Protection of large-scale smart grids against false data injection cyberattacks leading to blackouts

Abstract

Power system is one of the most critical cyber–physical systems in a sustainable society, whose security and reliability can significantly impact other infrastructures. Therefore, security and resilience of smart grids are one of the most challenging research questions in protection of critical infrastructures. After cyberattacks on the U.S. power grid in 2018, the national security agency announced cyberattacks might cause a blackout in transmission systems. Therefore, it is critical to model cyberattack scenarios, propose a detection strategy to mitigate these threats in a realistic context, and study how the models can improve the defense of large-scale grids. In this paper, a bi-level mixed-integer linear programming (BMILP) model is developed to accurately model false data injections (FDIs) that are targeted to overflow multiple transmission lines and cause a blackout in large-scale grids.

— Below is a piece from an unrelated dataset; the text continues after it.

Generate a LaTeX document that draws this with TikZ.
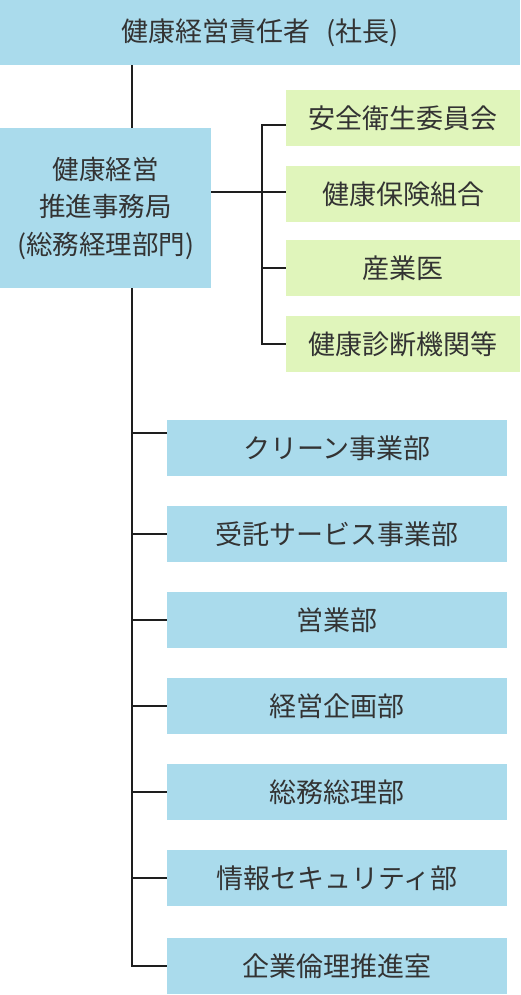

Compared to the existing research, the proposed model considers that attackers might have limited access to measurement buses and models attacks on targeted transmission lines without being detected by existing DC state-estimation. In addition, to protect the system against these attacks, it is proved that a detection framework based on recursive weighted least-square (WLS) state-estimation can detect the FDIs, unlike classical weighted least square (WLS) estimation that fails to identify stealthy FDIs. To validate the effectiveness of the proposed attack model and detection framework in practical grid infrastructures, the IEEE 118-bus benchmark and a 2000-bus synthetic grid replicating the electricity network of Texas, U.S. are used.